Elderly Americans weigh in on Biden 2024: ‘Not sure’
Not even a jury of President Biden’s peers can make up their minds.
Octogenarians are divided about the commander-in-chief’s decision to seek a second term, with some accusing the 80-year-old’s naysayers’ of “ageism” — while others admitted they were “not sure” he’s up to the job.
The compilation of brief interviews with elderly Americans was released by the BBC Tuesday, hours after Biden formally announced that he would run for re-election in 2024.
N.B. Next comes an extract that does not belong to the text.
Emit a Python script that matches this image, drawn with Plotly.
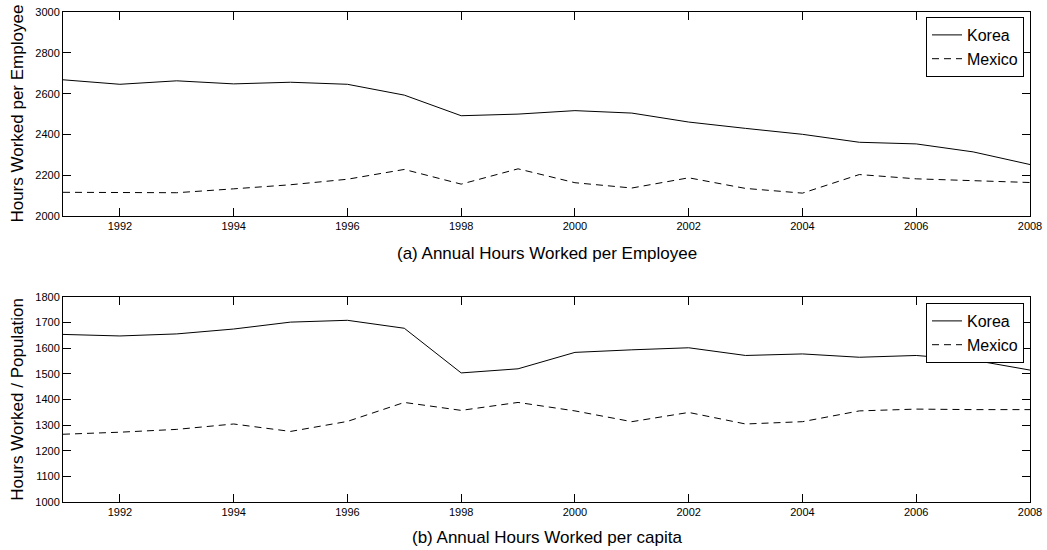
import plotly.graph_objects as go
from plotly.subplots import make_subplots

# Years covered by both panels
years = list(range(1991, 2009))

# (a) Annual hours worked per employee
korea_per_employee = [2668, 2646, 2663, 2648, 2656, 2646, 2593, 2492, 2500, 2517,
                      2505, 2461, 2430, 2401, 2362, 2354, 2315, 2253]
mexico_per_employee = [2117, 2117, 2115, 2134, 2154, 2181, 2229, 2157, 2232, 2164,
                       2138, 2188, 2136, 2113, 2204, 2183, 2173, 2165]

# (b) Annual hours worked per capita
korea_per_capita = [1653, 1647, 1655, 1674, 1701, 1708, 1677, 1503, 1519, 1583,
                    1593, 1601, 1571, 1577, 1564, 1571, 1553, 1514]
mexico_per_capita = [1264, 1272, 1283, 1304, 1275, 1314, 1388, 1357, 1388, 1355,
                     1313, 1349, 1304, 1313, 1355, 1362, 1360, 1360]

FONT = "Liberation Sans, Arial, Helvetica, sans-serif"
W, H = 1047, 550
M_L, M_R, M_T, M_B = 63, 17, 12, 48
PLOT_H = H - M_T - M_B


def py(px):
    """Convert a pixel row (from the top of the page) to paper y."""
    return 1 - (px - M_T) / PLOT_H


top_dom = [py(216.2), 1.0]
bot_dom = [0.0, py(296.7)]

fig = make_subplots(rows=2, cols=1, shared_xaxes=False, vertical_spacing=0.05)

solid = dict(color="black", width=1)
dashed = dict(color="black", width=1, dash="7px,5px")

fig.add_trace(go.Scatter(x=years, y=korea_per_employee, mode="lines", name="Korea",
                         line=solid, legend="legend"), row=1, col=1)
fig.add_trace(go.Scatter(x=years, y=mexico_per_employee, mode="lines", name="Mexico",
                         line=dashed, legend="legend"), row=1, col=1)
fig.add_trace(go.Scatter(x=years, y=korea_per_capita, mode="lines", name="Korea",
                         line=solid, legend="legend2"), row=2, col=1)
fig.add_trace(go.Scatter(x=years, y=mexico_per_capita, mode="lines", name="Mexico",
                         line=dashed, legend="legend2"), row=2, col=1)

axis_common = dict(
    showline=True, linecolor="black", linewidth=1, mirror="ticks",
    ticks="inside", ticklen=8, tickwidth=1, tickcolor="black",
    showgrid=False, zeroline=False, automargin=False,
    tickfont=dict(family=FONT, size=11, color="black"),
)

for r in (1, 2):
    fig.update_xaxes(range=[1991, 2008], tick0=1992, dtick=2, row=r, col=1, **axis_common)

fig.update_yaxes(range=[2000, 3000], dtick=200, row=1, col=1, **axis_common)
fig.update_yaxes(range=[1000, 1800], dtick=100, row=2, col=1, **axis_common)

fig.update_layout(
    xaxis=dict(domain=[0, 1]), xaxis2=dict(domain=[0, 1]),
    yaxis=dict(domain=top_dom), yaxis2=dict(domain=bot_dom),
)

legend_common = dict(
    xanchor="right", yanchor="top", x=(1024 - M_L) / (W - M_L - M_R),
    bgcolor="white", bordercolor="black", borderwidth=1,
    font=dict(family=FONT, size=16, color="black"),
    tracegroupgap=0, itemwidth=30,
)

fig.update_layout(
    width=W, height=H,
    margin=dict(l=M_L, r=M_R, t=M_T, b=M_B, autoexpand=False),
    paper_bgcolor="white", plot_bgcolor="white",
    font=dict(family=FONT, color="black"),
    showlegend=True,
    legend=dict(y=py(17), **legend_common),
    legend2=dict(y=py(303), **legend_common),
)

annots = [
    dict(text="Hours Worked per Employee", x=0, y=(top_dom[0] + top_dom[1]) / 2,
         xshift=17.5 - M_L, textangle=-90),
    dict(text="Hours Worked / Population", x=0, y=(bot_dom[0] + bot_dom[1]) / 2,
         xshift=17.5 - M_L, textangle=-90),
    dict(text="(a) Annual Hours Worked per Employee", x=0.5, y=py(253.5)),
    dict(text="(b) Annual Hours Worked per capita", x=0.5, y=py(537.5)),
]
for a in annots:
    fig.add_annotation(xref="paper", yref="paper", showarrow=False,
                       xanchor="center", yanchor="middle",
                       font=dict(family=FONT, size=17, color="black"), **a)

fig.write_html("out.html")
Biden, who turned 80 on Nov. 20 of last year, is the oldest man to serve as president. Though doctors insist the chief executive is “fit for duty,” a series of gaffes and stumbles have led critics to demand he give up the Oval Office — or at least take a cognitive exam to prove he’s still got it.
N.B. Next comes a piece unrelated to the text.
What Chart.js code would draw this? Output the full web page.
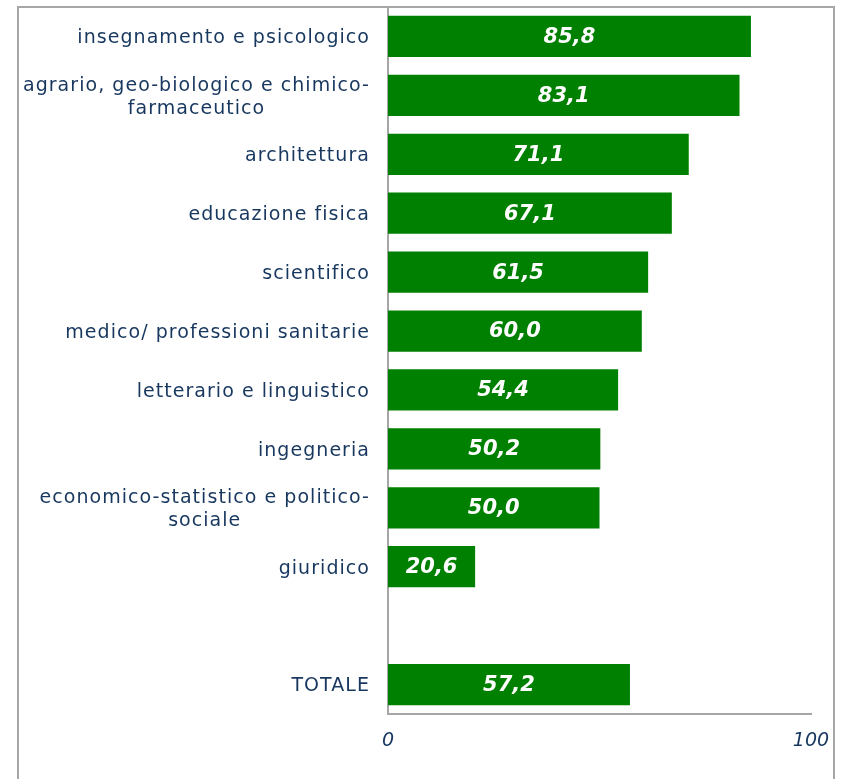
<!DOCTYPE html>
<html>
<head>
<meta charset="utf-8">
<script src="https://cdn.jsdelivr.net/npm/chart.js@4/dist/chart.umd.min.js"></script>
<style>
  body { margin: 0; background: #fff; overflow: hidden; }
  #frame { position: absolute; left: 17px; top: 6px; width: 814px; height: 820px; border: 2px solid #a6a6a6; }
  #chart { position: absolute; left: 0; top: 0; }
</style>
</head>
<body>
<div id="frame"></div>
<canvas id="chart" width="842" height="779"></canvas>
<script>
  // Categories (multi-line labels as arrays, blank slot before total)
  const categories = [
    ["insegnamento e psicologico"],
    ["agrario, geo-biologico e chimico-", "farmaceutico"],
    ["architettura"],
    ["educazione fisica"],
    ["scientifico"],
    ["medico/ professioni sanitarie"],
    ["letterario e linguistico"],
    ["ingegneria"],
    ["economico-statistico e politico-", "sociale"],
    ["giuridico"],
    [""],
    ["TOTALE"],
  ];
  const values = [85.8, 83.1, 71.1, 67.1, 61.5, 60.0, 54.4, 50.2, 50.0, 20.6, null, 57.2];
  const xTicks = [0, 100];

  const textColor = "#17375e";
  const fontFamily = "'DejaVu Sans', Verdana, sans-serif";

  // Category labels drawn with the y scale positions (right aligned, wrapped lines centred)
  const yLabels = {
    id: "yLabels",
    afterDraw(chart) {
      const ctx = chart.ctx;
      const yScale = chart.scales.y;
      const rightX = chart.chartArea.left - 19;
      const lineH = 23;
      ctx.save();
      ctx.fillStyle = textColor;
      ctx.font = "19px " + fontFamily;
      ctx.letterSpacing = "1.05px";
      ctx.textBaseline = "middle";
      ctx.textAlign = "left";
      categories.forEach((lines, i) => {
        const y = yScale.getPixelForValue(i) + 2;
        const widths = lines.map((l) => ctx.measureText(l).width - 1);
        const maxW = Math.max(...widths);
        lines.forEach((l, j) => {
          const ly = y + (j - (lines.length - 1) / 2) * lineH;
          ctx.fillText(l, rightX - maxW / 2 - widths[j] / 2, ly);
        });
      });
      ctx.restore();
    },
  };

  // Value labels inside bars
  const barValues = {
    id: "barValues",
    afterDatasetsDraw(chart) {
      const ctx = chart.ctx;
      const meta = chart.getDatasetMeta(0);
      ctx.save();
      ctx.fillStyle = "#ffffff";
      ctx.font = "italic bold 21px " + fontFamily;
      ctx.textAlign = "center";
      ctx.textBaseline = "middle";
      meta.data.forEach((bar, i) => {
        if (values[i] == null) return;
        const txt = values[i].toFixed(1).replace(".", ",");
        const cx = (bar.x + bar.base) / 2;
        ctx.fillText(txt, cx, bar.y + 1);
      });
      ctx.restore();
    },
  };

  new Chart(document.getElementById("chart"), {
    type: "bar",
    data: {
      labels: categories.map((c) => c.join(" ")),
      datasets: [
        {
          data: values,
          backgroundColor: "#008000",
          barPercentage: 0.7,
          categoryPercentage: 1,
        },
      ],
    },
    options: {
      indexAxis: "y",
      responsive: false,
      animation: false,
      devicePixelRatio: 1,
      layout: { padding: { top: 7, right: 31, bottom: 0, left: 0 } },
      plugins: { legend: { display: false }, tooltip: { enabled: false } },
      scales: {
        x: {
          min: 0,
          max: 100,
          afterBuildTicks(scale) {
            scale.ticks = xTicks.map((v) => ({ value: v }));
          },
          afterFit(scale) {
            scale.height = 65;
            scale.paddingLeft = 0;
            scale.paddingRight = 0;
          },
          grid: { display: false, drawTicks: false },
          border: { display: true, color: "#a6a6a6", width: 2 },
          ticks: {
            padding: 16,
            color: textColor,
            font: { family: fontFamily, size: 19, style: "italic" },
            maxRotation: 0,
          },
        },
        y: {
          afterFit(scale) {
            scale.width = 388;
          },
          grid: { display: false, drawTicks: false },
          border: { display: true, color: "#a6a6a6", width: 2 },
          ticks: { display: false },
        },
      },
    },
    plugins: [yLabels, barValues],
  });
</script>
</body>
</html>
One supporter, however, said she was frustrated by the constant debate over the president’s age.
“It’s a question that honestly irritates me,” said Catharine Stimpson, 86, a feminist scholar and dean emerita at NYU’s Graduate School of Arts and Science.
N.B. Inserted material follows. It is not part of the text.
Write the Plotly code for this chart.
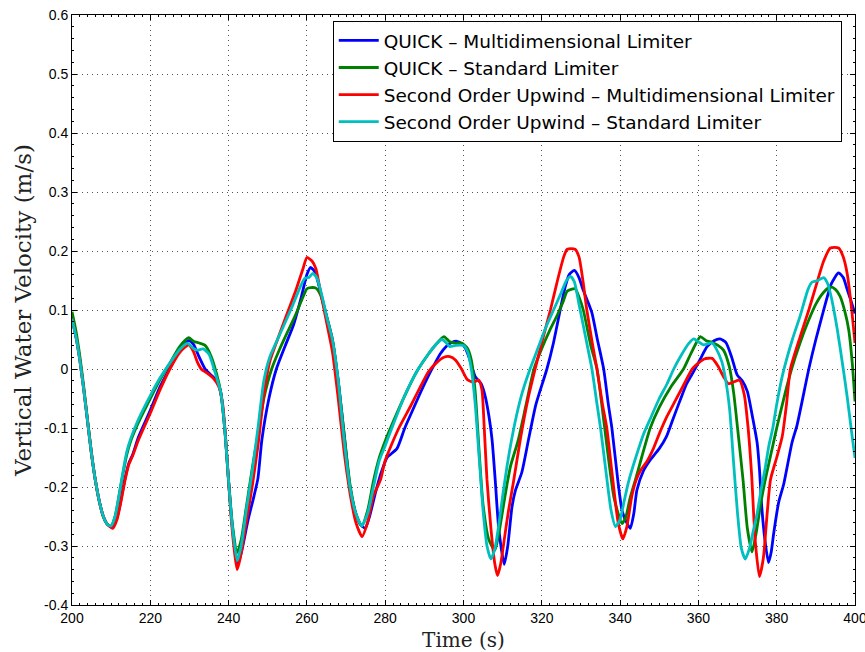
import plotly.graph_objects as go

# ---- data (time s, vertical velocity m/s) ----
quick_multi = [(200, 0.085), (201, 0.055), (202, 0.015), (203, -0.035), (204, -0.09), (205, -0.145),
    (206, -0.19), (207, -0.225), (208, -0.25), (209, -0.263), (210.2, -0.268), (211.5, -0.252),
    (212.5, -0.222), (213.5, -0.187), (214.5, -0.16), (215.5, -0.145), (217, -0.115), (220, -0.07),
    (222.5, -0.03), (225, 0.002), (227.5, 0.033), (229.8, 0.048), (231, 0.042), (232.5, 0.02),
    (234, 0.0), (235.5, -0.01), (237, -0.02), (238, -0.04), (239, -0.1), (240, -0.19), (241, -0.27),
    (242.3, -0.33), (243.3, -0.31), (245, -0.255), (246.5, -0.215), (247.5, -0.185), (248.5, -0.12),
    (250.3, -0.05), (252.2, 0.0), (254.5, 0.04), (256.6, 0.075), (258.5, 0.12), (260, 0.16),
    (260.9, 0.172), (262, 0.165), (263.5, 0.13), (265, 0.09), (266.5, 0.05), (268, -0.02),
    (269.5, -0.11), (271, -0.2), (272.5, -0.245), (273.5, -0.262), (274.9, -0.27), (276, -0.25),
    (277.5, -0.21), (279, -0.175), (280.5, -0.15), (283, -0.135), (285, -0.1), (287, -0.07),
    (289, -0.04), (291, -0.012), (292.5, 0.007), (294, 0.025), (295.7, 0.039), (297, 0.045),
    (298.3, 0.047), (299.5, 0.043), (300.5, 0.035), (301.5, 0.018), (303, -0.013), (304.5, -0.025),
    (305.5, -0.045), (306.5, -0.08), (307.3, -0.12), (308.1, -0.188), (309, -0.27), (310.4, -0.331),
    (311.3, -0.3), (312.4, -0.233), (313.3, -0.205), (314.9, -0.175), (316.6, -0.12), (318.5, -0.06),
    (321.3, 0.0), (323, 0.045), (324.7, 0.1), (326, 0.14), (327, 0.16), (328.3, 0.167), (329.5, 0.155),
    (330.5, 0.135), (331.7, 0.115), (332.8, 0.095), (334.2, 0.05), (335.8, 0.0), (337, -0.06),
    (337.9, -0.1), (339.4, -0.188), (340.5, -0.24), (341.5, -0.258), (342.6, -0.27), (343.5, -0.245),
    (344.3, -0.205), (346, -0.172), (347.7, -0.154), (350, -0.135), (351.8, -0.115), (353.5, -0.085),
    (355.5, -0.05), (357, -0.025), (358.8, -0.004), (360.5, 0.017), (362.2, 0.038), (364, 0.048),
    (365.5, 0.051), (367, 0.045), (368.5, 0.02), (369.9, -0.01), (371.2, -0.02), (372.5, -0.038),
    (373.7, -0.077), (375, -0.125), (375.6, -0.17), (376.2, -0.235), (377, -0.29), (377.9, -0.328),
    (378.6, -0.31), (379.2, -0.28), (380.5, -0.226), (381.8, -0.195), (383.9, -0.125), (385.2, -0.095),
    (388.2, 0.0), (390, 0.05), (392, 0.1), (394, 0.145), (395.8, 0.163), (397, 0.155), (398, 0.135),
    (399, 0.115), (400, 0.094)]

quick_std = [(200, 0.097), (201, 0.065), (202, 0.022), (203, -0.03), (204, -0.088), (205, -0.143),
    (206, -0.19), (207, -0.225), (208, -0.25), (209, -0.263), (210, -0.266), (211, -0.25), (212, -0.215),
    (213, -0.178), (214, -0.145), (215, -0.122), (217, -0.09), (220, -0.05), (222.5, -0.018), (225, 0.01),
    (227.5, 0.038), (229.8, 0.053), (231, 0.047), (232.5, 0.044), (234, 0.04), (235.5, 0.022),
    (237, -0.01), (238, -0.04), (239, -0.1), (240, -0.19), (241, -0.265), (242.2, -0.311), (243.2, -0.29),
    (244.5, -0.235), (246, -0.17), (247.5, -0.11), (249, -0.05), (251, 0.0), (253, 0.033), (255, 0.062),
    (257, 0.09), (259, 0.122), (260, 0.136), (261, 0.138), (262.3, 0.137), (263.5, 0.125), (265, 0.09),
    (266.5, 0.05), (268, -0.02), (269.5, -0.11), (271, -0.195), (272.5, -0.245), (274, -0.266),
    (275.5, -0.24), (277, -0.19), (278.5, -0.15), (280, -0.122), (282, -0.09), (285, -0.045),
    (288, -0.005), (291, 0.025), (293, 0.042), (295, 0.055), (296.5, 0.046), (298, 0.044), (299.5, 0.044),
    (301, 0.035), (302, 0.015), (303, -0.04), (304, -0.14), (305, -0.23), (306.5, -0.29), (308, -0.307),
    (309, -0.28), (310, -0.24), (311, -0.2), (312, -0.165), (314, -0.12), (316, -0.06), (318, 0.0),
    (320, 0.035), (322, 0.065), (324, 0.092), (325.5, 0.115), (326.5, 0.132), (328.5, 0.136),
    (329.5, 0.122), (330.6, 0.1), (332.5, 0.04), (334.1, 0.0), (335.5, -0.07), (337, -0.15),
    (338.5, -0.22), (340.5, -0.262), (341.5, -0.25), (342.5, -0.22), (343.9, -0.188), (345.5, -0.15),
    (347.7, -0.1), (350, -0.065), (353, -0.03), (356.2, 0.0), (358, 0.025), (359.5, 0.045),
    (360.5, 0.055), (362, 0.048), (363.5, 0.045), (365, 0.04), (366.4, 0.032), (367.9, 0.004),
    (369, -0.04), (370, -0.1), (371.4, -0.188), (372.5, -0.27), (373.7, -0.31), (374.7, -0.28),
    (376, -0.225), (377, -0.19), (378, -0.16), (379, -0.13), (380, -0.1), (382, -0.045), (383.8, 0.0),
    (386, 0.045), (388, 0.08), (390, 0.11), (392, 0.13), (393.7, 0.139), (395, 0.135), (396.2, 0.123),
    (397.5, 0.095), (398.4, 0.066), (399.3, 0.01), (400, -0.055)]

sou_multi = [(200, 0.085), (201, 0.055), (202, 0.015), (203, -0.035), (204, -0.09), (205, -0.145),
    (206, -0.19), (207, -0.225), (208, -0.25), (209, -0.263), (210.4, -0.27), (211.5, -0.255),
    (212.5, -0.225), (213.5, -0.19), (214.5, -0.162), (215.5, -0.147), (217, -0.12), (220, -0.075),
    (222.5, -0.035), (225, 0.0), (227.5, 0.028), (229.8, 0.041), (231, 0.03), (232, 0.012), (233, 0.0),
    (234.5, -0.007), (236, -0.015), (237.5, -0.03), (238.5, -0.06), (239.5, -0.14), (240.5, -0.24),
    (241.5, -0.31), (242.2, -0.34), (243, -0.32), (244.5, -0.26), (246, -0.2), (247.5, -0.13),
    (249, -0.045), (250.5, 0.012), (252.5, 0.05), (255, 0.095), (257, 0.13), (259, 0.17), (260, 0.189),
    (261.3, 0.183), (262.3, 0.17), (263.5, 0.13), (265, 0.08), (266.5, 0.03), (268, -0.05),
    (269.5, -0.14), (271, -0.21), (272.5, -0.26), (274.1, -0.284), (275.5, -0.26), (277, -0.215),
    (278.8, -0.188), (280, -0.155), (281.5, -0.13), (283.5, -0.1), (286.4, -0.064), (289, -0.03),
    (291, -0.005), (293, 0.01), (295, 0.02), (296.5, 0.021), (298, 0.015), (299.5, 0.0), (301, -0.018),
    (302.5, -0.022), (303.9, -0.019), (304.7, -0.035), (305.3, -0.1), (306, -0.188), (307, -0.27),
    (308, -0.33), (308.7, -0.35), (309.5, -0.33), (310.5, -0.285), (311.5, -0.24), (312.8, -0.19),
    (314.5, -0.12), (316.5, -0.05), (318.3, 0.0), (320, 0.045), (322.2, 0.1), (324, 0.15), (325.6, 0.19),
    (326.5, 0.203), (328.5, 0.203), (329.5, 0.19), (330.5, 0.15), (331.5, 0.1), (333, 0.04), (334.1, 0.0),
    (335.5, -0.06), (336.6, -0.1), (338, -0.18), (339.5, -0.26), (340.7, -0.288), (341.7, -0.268),
    (343, -0.215), (344, -0.19), (345.2, -0.172), (347, -0.155), (348.5, -0.135), (350, -0.11),
    (352, -0.08), (354, -0.055), (356, -0.03), (358.4, 0.0), (360, 0.01), (361.5, 0.017), (363.5, 0.018),
    (365, 0.005), (366.4, -0.013), (367.7, -0.025), (369, -0.022), (370.5, -0.019), (371.7, -0.043),
    (372.7, -0.1), (373.6, -0.18), (374.5, -0.29), (375.6, -0.352), (376.6, -0.32), (377.5, -0.25),
    (378.4, -0.188), (380, -0.15), (381.4, -0.115), (382.5, -0.06), (383.5, 0.0), (386, 0.055),
    (388.2, 0.1), (390, 0.14), (392, 0.183), (393.7, 0.205), (395.8, 0.205), (397, 0.19), (398, 0.162),
    (399, 0.11), (400, 0.044)]

sou_std = [(200, 0.085), (201, 0.055), (202, 0.015), (203, -0.035), (204, -0.09), (205, -0.145),
    (206, -0.19), (207, -0.225), (208, -0.25), (209, -0.263), (210, -0.266), (211, -0.25), (212, -0.215),
    (213, -0.175), (214, -0.14), (215, -0.118), (217, -0.085), (220, -0.045), (222.5, -0.015),
    (225, 0.01), (227.5, 0.033), (229.5, 0.044), (231, 0.035), (232, 0.032), (233.5, 0.034),
    (235, 0.025), (236.5, -0.005), (238, -0.04), (239, -0.1), (240, -0.19), (241, -0.27), (242.2, -0.325),
    (243.2, -0.3), (244.5, -0.24), (246, -0.175), (247.5, -0.1), (249, -0.02), (250.5, 0.02),
    (252, 0.043), (254, 0.072), (256.5, 0.11), (258.5, 0.142), (259.5, 0.154), (260.5, 0.155),
    (261.5, 0.162), (262.5, 0.155), (264, 0.12), (265, 0.09), (266.5, 0.05), (268, -0.02),
    (269.5, -0.12), (271, -0.2), (272.5, -0.245), (274, -0.266), (275.5, -0.245), (277, -0.2),
    (278.5, -0.155), (280, -0.13), (282, -0.095), (285, -0.045), (288, -0.005), (291, 0.025),
    (293, 0.042), (294.5, 0.05), (295.5, 0.045), (296.5, 0.038), (298, 0.04), (300, 0.04), (301, 0.03),
    (302, 0.0), (303, -0.06), (304, -0.15), (305, -0.24), (306, -0.3), (307, -0.322), (308, -0.305),
    (309, -0.265), (310, -0.215), (311, -0.17), (312, -0.13), (313.5, -0.08), (315, -0.04), (317, 0.0),
    (319, 0.035), (321, 0.07), (323, 0.1), (325, 0.13), (326.3, 0.15), (327.3, 0.157), (328.3, 0.148),
    (329.5, 0.11), (331, 0.06), (332.8, 0.0), (334, -0.055), (335, -0.1), (336.5, -0.18), (337.7, -0.24),
    (338.8, -0.267), (340, -0.255), (341, -0.225), (342.2, -0.19), (344, -0.15), (346, -0.11),
    (348, -0.08), (350, -0.05), (352, -0.025), (353.7, 0.0), (355.5, 0.022), (357.5, 0.043),
    (358.8, 0.051), (360, 0.046), (361.3, 0.041), (362.5, 0.043), (363.5, 0.044), (364.5, 0.035),
    (366, 0.012), (367, -0.02), (368, -0.07), (369, -0.16), (370, -0.245), (371, -0.305), (372, -0.322),
    (373, -0.305), (374, -0.275), (375, -0.245), (376, -0.205), (377, -0.17), (378, -0.13), (379, -0.1),
    (380, -0.06), (381.5, -0.01), (384, 0.05), (386, 0.09), (388, 0.135), (389, 0.147), (390.5, 0.15),
    (392, 0.155), (393, 0.145), (394, 0.12), (395.5, 0.066), (397, 0.0), (398, -0.047), (399, -0.1),
    (400, -0.151)]

series_names = ["QUICK \u2013 Multidimensional Limiter", "QUICK \u2013 Standard Limiter",
                "Second Order Upwind \u2013 Multidimensional Limiter",
                "Second Order Upwind \u2013 Standard Limiter"]
series_data = [quick_multi, quick_std, sou_multi, sou_std]
series_colors = ["#0000FF", "#008000", "#FF0000", "#00BFBF"]

x_ticks = [200, 220, 240, 260, 280, 300, 320, 340, 360, 380, 400]
y_ticks = [-0.4, -0.3, -0.2, -0.1, 0, 0.1, 0.2, 0.3, 0.4, 0.5, 0.6]
y_tick_text = ["-0.4", "-0.3", "-0.2", "-0.1", "0", "0.1", "0.2", "0.3", "0.4", "0.5", "0.6"]

fig = go.Figure()
for name, data, color in zip(series_names, series_data, series_colors):
    fig.add_trace(go.Scatter(
        x=[p[0] for p in data], y=[p[1] for p in data], mode="lines", name=name,
        line=dict(color=color, width=2.8, shape="spline", smoothing=0.6)))

axis_common = dict(showline=True, linecolor="black", linewidth=1, mirror="ticks",
                   ticks="inside", ticklen=5, tickcolor="black",
                   showgrid=True, gridcolor="#555555", griddash="1px,4px", gridwidth=1,
                   zeroline=False, ticklabeloverflow="allow", automargin=False,
                   tickfont=dict(family="Liberation Sans, Arial", size=14, color="black"),
                   minor=dict(ticks="inside", ticklen=2, tickcolor="black", showgrid=False))

fig.update_xaxes(range=[200, 400], tickvals=x_ticks, **axis_common,
                 title=dict(text="Time (s)", font=dict(family="DejaVu Serif", size=20, color="#222"),
                            standoff=8))
fig.update_yaxes(range=[-0.4, 0.6], tickvals=y_ticks, ticktext=y_tick_text, **axis_common,
                 title=dict(text="Vertical Water Velocity (m/s)",
                            font=dict(family="DejaVu Serif", size=23, color="#222"), standoff=6))
fig.update_xaxes(minor_dtick=2)
fig.update_yaxes(minor_dtick=0.02)

fig.update_layout(
    width=865, height=652, margin=dict(l=72, r=10, t=15, b=47),
    paper_bgcolor="white", plot_bgcolor="white",
    font=dict(family="Liberation Sans, Arial", color="black"),
    legend=dict(x=0.333, y=0.99, xanchor="left", yanchor="top",
                bgcolor="white", bordercolor="black", borderwidth=1,
                font=dict(family="DejaVu Sans", size=18.5, color="black"),
                tracegroupgap=0, itemwidth=40),
)

fig.write_html("out.html")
“The satire about him and the sneering at him is ageism,” added Stimpson, speaking in Washington Square Park.
“Some people at 60 should go nowhere near political power,” she sniped.
Larry Kerr, 80, also questioned whether a younger candidate would have a positive effect on the country.
“What do they want to do? A 21-year-old [president]? They wanna get a Gen Z-er?” he scoffed.
Even so, Kerr admitted that while he’s “pretty sharp,” he is not sure he could run the United States in his ninth decade of life.
“I wasn’t brought up as a politician to know how to do these things,” he admitted. “So I’m not sure, to be honest with you.”
“[Biden] seems fine – alert, astute,” Jessica Kerr, 78, chimed in.
Another park-goer, David, 85, said age was not important compared to how well Biden “could do the job.”
“If you’re doing the job well, and if you can get this country together … I think if his health allows it, that’s fine,” he reasoned.
In Washington, however, Gail Lowe said that “it would be nice to get some of the younger [politicians]” in office — by which she meant “middle-aged people.”
“Not real young, but not in their eighties.”
If Biden wins a second term in 2024 and serves all four years, he will leave office on Jan. 20, 2029 — at the age of 86.
After Biden, the oldest presidents based on their age at the time of departing the White House were Ronald Reagan, then 77; Donald Trump, then 74; and Dwight D. Eisenhower, then 70.
As he gears up for the 2024 election cycle, however, Biden is under fire after remarks he made about an older candidate over 50 years ago.
“He’s lost that old twinkle in his eye he used to have,” Biden, then a 29-year-old first-time Senate candidate, told the Delaware Evening Journal of his opponent Cale Boggs, 63.
Biden ultimately unseated the incumbent Republican after spending much of his campaign bashing him as a “dear old Dad” figure with no grasp on modern American life.